═══ Listed records

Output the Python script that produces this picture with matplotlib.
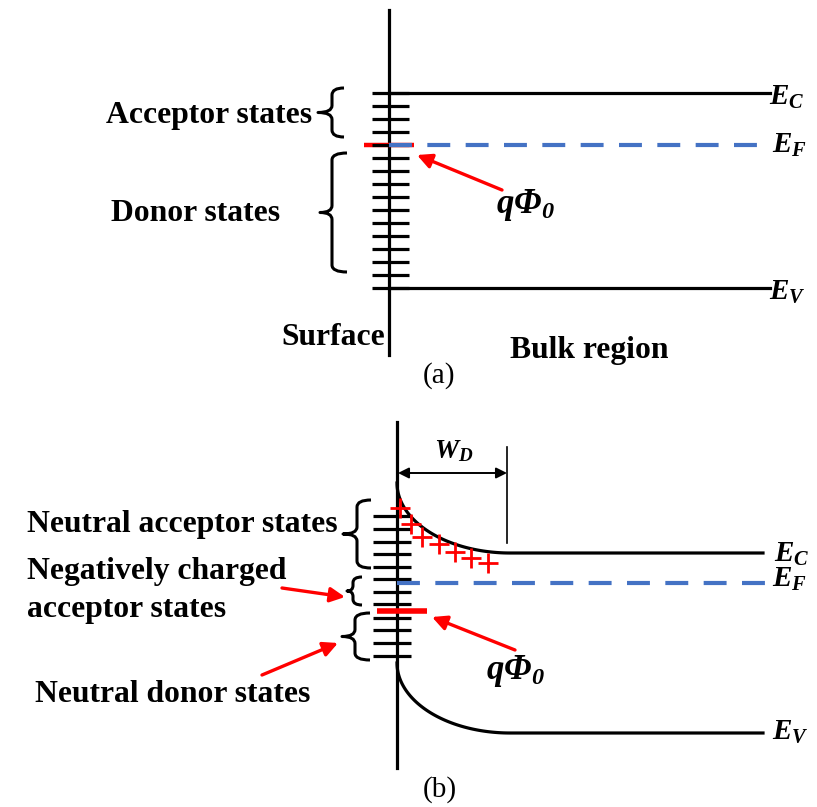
import numpy as np
import matplotlib
matplotlib.use("Agg")
import matplotlib.pyplot as plt
from matplotlib.path import Path
from matplotlib.patches import PathPatch

plt.rcParams['font.family'] = ['Liberation Serif', 'DejaVu Serif']
plt.rcParams['mathtext.fontset'] = 'custom'
plt.rcParams['mathtext.it'] = 'Liberation Serif:italic:bold'
plt.rcParams['mathtext.rm'] = 'Liberation Serif:italic:bold'
plt.rcParams['mathtext.bf'] = 'Liberation Serif:italic:bold'

# ---------------- data (pixel-space diagram coordinates) ----------------
# Panel (a): flat bands
surface_a_x = 389
surface_a_span = [10, 355]
EC_a, EF_a, EV_a = 93, 145, 288
band_end_a = 770
states_a = [93, 106, 119, 132, 145, 158, 171, 184, 197, 210, 223, 236, 249, 262, 275, 288]
state_tick_a = [372, 409]
red_bar_a = [364, 414]

# Panel (b): bent bands
surface_b_x = 397
surface_b_span = [422, 768]
EC_b, EF_b, EV_b = 553, 583, 733
band_bend = 70
depletion_width = 113
band_end_b = 763
states_b = [516, 529, 542, 554, 567, 579, 592, 604, 618, 630, 643, 656]
state_tick_b = [373, 411]
phi_level_b = 611
red_bar_b = [377, 427]
plus_x = [400, 411, 422, 439, 455, 471, 488]
plus_y = [508, 524, 537, 544, 552, 558, 563]

BLUE = '#4472C4'
RED = '#FF0000'
LW = 2.3

fig = plt.figure(figsize=(8.17, 8.07), dpi=100)
ax = fig.add_axes([0, 0, 1, 1])
ax.set_xlim(0, 817)
ax.set_ylim(807, 0)
ax.axis('off')


def brace(x_end, x_v, x_tip, top, bot, lw=2.2):
    mid = (top + bot) / 2
    r = min(7, (bot - top) / 5)
    verts = [(x_end, top), (x_v, top), (x_v, top + r),
             (x_v, mid - r), (x_v, mid), (x_tip, mid),
             (x_v, mid), (x_v, mid + r),
             (x_v, bot - r), (x_v, bot), (x_end, bot)]
    codes = [Path.MOVETO, Path.CURVE3, Path.CURVE3,
             Path.LINETO, Path.CURVE3, Path.CURVE3,
             Path.CURVE3, Path.CURVE3,
             Path.LINETO, Path.CURVE3, Path.CURVE3]
    ax.add_patch(PathPatch(Path(verts, codes), fill=False, lw=lw, color='black',
                           capstyle='butt', joinstyle='round'))


def red_arrow(x0, y0, x1, y1):
    ax.annotate('', xy=(x1, y1), xytext=(x0, y0),
                arrowprops=dict(arrowstyle='-|>', color=RED, lw=2.4,
                                mutation_scale=22, shrinkA=0, shrinkB=0))


label_font = dict(fontsize=22.8, fontweight='bold', family='Liberation Serif')
elabel_font = dict(fontsize=21)

# ---------------- panel (a) ----------------
ax.plot([surface_a_x] * 2, surface_a_span, color='black', lw=LW)
ax.plot(red_bar_a, [EF_a] * 2, color=RED, lw=3.2, solid_capstyle='butt')
for y in states_a:
    ax.plot(state_tick_a, [y, y], color='black', lw=LW, solid_capstyle='butt')
ax.plot([surface_a_x, band_end_a], [EC_a] * 2, color='black', lw=LW)
ax.plot([surface_a_x, band_end_a], [EV_a] * 2, color='black', lw=LW)
ax.plot([surface_a_x, band_end_a], [EF_a] * 2, color=BLUE, lw=3.0,
        linestyle=(0, (5.5, 3.7)))

ax.text(769, 105, r'$E_C$', **elabel_font)
ax.text(772, 153, r'$E_F$', **elabel_font)
ax.text(769, 300, r'$E_V$', **elabel_font)

brace(344, 332, 318, 88, 137)
brace(347, 332, 320, 153, 272)
ax.text(106, 123, 'Acceptor states', **label_font)
ax.text(111, 221, 'Donor states', **label_font)
ax.text(281, 345, 'Surface', **label_font)
ax.text(510, 358, 'Bulk region', **label_font)
ax.text(439, 383, '(a)', fontsize=21, ha='center')

red_arrow(502, 190, 417, 155)
ax.text(496, 213, r'$q\Phi_0$', fontsize=25)

# ---------------- panel (b) ----------------
ax.plot([surface_b_x] * 2, surface_b_span, color='black', lw=LW)
for y in states_b:
    ax.plot(state_tick_b, [y, y], color='black', lw=LW, solid_capstyle='butt')
ax.plot(red_bar_b, [phi_level_b] * 2, color=RED, lw=4.0, solid_capstyle='butt')

t = np.linspace(0, np.pi / 2, 80)
bx = surface_b_x + depletion_width * (1 - np.cos(t))
for flat in (EC_b, EV_b):
    by = flat - band_bend + band_bend * np.sin(t)
    ax.plot(np.append(bx, band_end_b), np.append(by, flat), color='black', lw=LW)
ax.plot([surface_b_x, band_end_b + 10], [EF_b] * 2, color=BLUE, lw=3.0,
        linestyle=(0, (5.5, 3.7)))

ax.plot(plus_x, plus_y, linestyle='none', marker='+', markersize=15,
        markeredgewidth=2.0, color=RED)

# depletion width
xw = surface_b_x + depletion_width - 3
ax.plot([xw, xw], [447, 543], color='black', lw=1.2)
ax.annotate('', xy=(surface_b_x + 1, 473), xytext=(xw, 473),
            arrowprops=dict(arrowstyle='<|-|>', color='black', lw=1.4,
                            mutation_scale=16, shrinkA=0, shrinkB=0))
ax.text(434, 458, r'$W_D$', fontsize=19.5)

ax.text(774, 562, r'$E_C$', **elabel_font)
ax.text(772, 587, r'$E_F$', **elabel_font)
ax.text(772, 740, r'$E_V$', **elabel_font)

brace(371, 357, 343, 500, 568)
brace(362, 353, 347, 577, 605)
brace(370, 355, 342, 613, 660)
ax.text(27, 532, 'Neutral acceptor states', **label_font)
ax.text(27, 579, 'Negatively charged', **label_font)
ax.text(27, 617, 'acceptor states', **label_font)
ax.text(35, 702, 'Neutral donor states', **label_font)
ax.text(440, 797, '(b)', fontsize=21, ha='center')

red_arrow(282, 588, 345, 597)
red_arrow(262, 675, 338, 643)
red_arrow(515, 650, 432, 617)
ax.text(486, 679, r'$q\Phi_0$', fontsize=25)

fig.savefig('out.png', dpi=100)
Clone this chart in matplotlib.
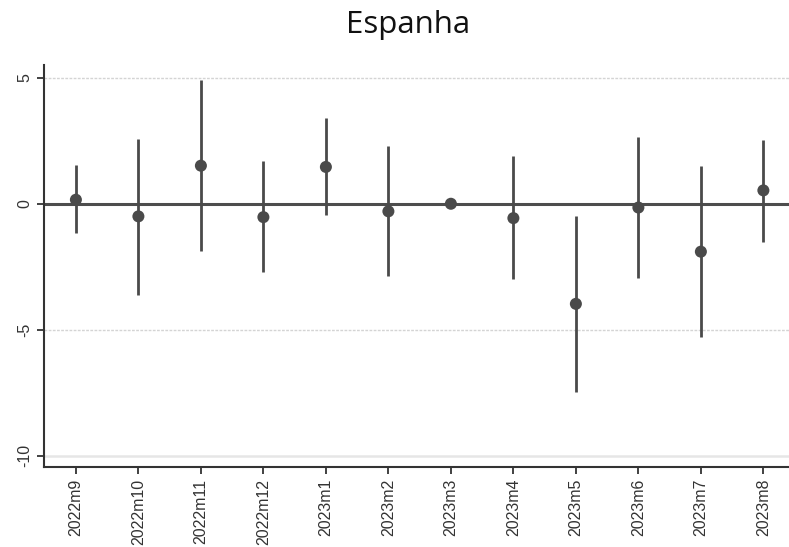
import matplotlib
matplotlib.use("Agg")
import matplotlib.pyplot as plt
import numpy as np

categories = ["2022m9", "2022m10", "2022m11", "2022m12", "2023m1", "2023m2",
              "2023m3", "2023m4", "2023m5", "2023m6", "2023m7", "2023m8"]
estimates = [0.16, -0.50, 1.51, -0.53, 1.46, -0.30, 0.0, -0.57, -3.97, -0.15, -1.90, 0.53]
ci_upper = [1.52, 2.57, 4.92, 1.68, 3.40, 2.30, 0.0, 1.88, -0.48, 2.65, 1.48, 2.54]
ci_lower = [-1.16, -3.61, -1.89, -2.72, -0.46, -2.88, 0.0, -2.99, -7.47, -2.95, -5.29, -1.50]
yticks = [5, 0, -5, -10]

fig = plt.figure(figsize=(7.89, 5.47), dpi=100)
ax = fig.add_axes([0.0558, 0.1463, 0.9442, 0.7347])

x = np.arange(len(categories))
col = "#4a4a4a"

# grid lines
ax.axhline(5, color="#d4d4d4", lw=1.0, ls=(0, (2, 1)), zorder=0)
ax.axhline(-5, color="#d4d4d4", lw=1.0, ls=(0, (2, 1)), zorder=0)
ax.axhline(-10, color="#e6e6e6", lw=1.8, zorder=0)
ax.axhline(0, color="#4d4d4d", lw=2.2, zorder=1)

ax.vlines(x, ci_lower, ci_upper, color=col, lw=2.0, zorder=2)
ax.scatter(x, estimates, s=75, color=col, zorder=3, edgecolors="none")

ax.set_xlim(-0.51, 11.41)
ax.set_ylim(-10.44, 5.5)

ax.set_yticks(yticks)
ax.set_yticklabels([str(v) for v in yticks], rotation=90, va="center",
                   fontsize=11.5, family="Liberation Sans")
ax.set_xticks(x)
ax.set_xticklabels(categories, rotation=90, fontsize=11.5, family="Liberation Sans")

for s in ["top", "right"]:
    ax.spines[s].set_visible(False)
for s in ["left", "bottom"]:
    ax.spines[s].set_color("#333333")
    ax.spines[s].set_linewidth(1.5)
ax.tick_params(axis="both", color="#333333", width=1.3, length=5, labelcolor="#333333")

fig.text(0.517, 0.955, "Espanha", ha="center", va="center", fontsize=22.5,
         family="Open Sans", color="#111111")

fig.savefig("out.png", dpi=100)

══════

**What this task involves**
Leaving out every picture, extract verbatim the lines from the one containing "Clone this chart in matplotlib." through the last line of the listing, inclusive.

**Correct output**
Clone this chart in matplotlib.
import matplotlib
matplotlib.use("Agg")
import matplotlib.pyplot as plt
import numpy as np

categories = ["2022m9", "2022m10", "2022m11", "2022m12", "2023m1", "2023m2",
              "2023m3", "2023m4", "2023m5", "2023m6", "2023m7", "2023m8"]
estimates = [0.16, -0.50, 1.51, -0.53, 1.46, -0.30, 0.0, -0.57, -3.97, -0.15, -1.90, 0.53]
ci_upper = [1.52, 2.57, 4.92, 1.68, 3.40, 2.30, 0.0, 1.88, -0.48, 2.65, 1.48, 2.54]
ci_lower = [-1.16, -3.61, -1.89, -2.72, -0.46, -2.88, 0.0, -2.99, -7.47, -2.95, -5.29, -1.50]
yticks = [5, 0, -5, -10]

fig = plt.figure(figsize=(7.89, 5.47), dpi=100)
ax = fig.add_axes([0.0558, 0.1463, 0.9442, 0.7347])

x = np.arange(len(categories))
col = "#4a4a4a"

# grid lines
ax.axhline(5, color="#d4d4d4", lw=1.0, ls=(0, (2, 1)), zorder=0)
ax.axhline(-5, color="#d4d4d4", lw=1.0, ls=(0, (2, 1)), zorder=0)
ax.axhline(-10, color="#e6e6e6", lw=1.8, zorder=0)
ax.axhline(0, color="#4d4d4d", lw=2.2, zorder=1)

ax.vlines(x, ci_lower, ci_upper, color=col, lw=2.0, zorder=2)
ax.scatter(x, estimates, s=75, color=col, zorder=3, edgecolors="none")

ax.set_xlim(-0.51, 11.41)
ax.set_ylim(-10.44, 5.5)

ax.set_yticks(yticks)
ax.set_yticklabels([str(v) for v in yticks], rotation=90, va="center",
                   fontsize=11.5, family="Liberation Sans")
ax.set_xticks(x)
ax.set_xticklabels(categories, rotation=90, fontsize=11.5, family="Liberation Sans")

for s in ["top", "right"]:
    ax.spines[s].set_visible(False)
for s in ["left", "bottom"]:
    ax.spines[s].set_color("#333333")
    ax.spines[s].set_linewidth(1.5)
ax.tick_params(axis="both", color="#333333", width=1.3, length=5, labelcolor="#333333")

fig.text(0.517, 0.955, "Espanha", ha="center", va="center", fontsize=22.5,
         family="Open Sans", color="#111111")

fig.savefig("out.png", dpi=100)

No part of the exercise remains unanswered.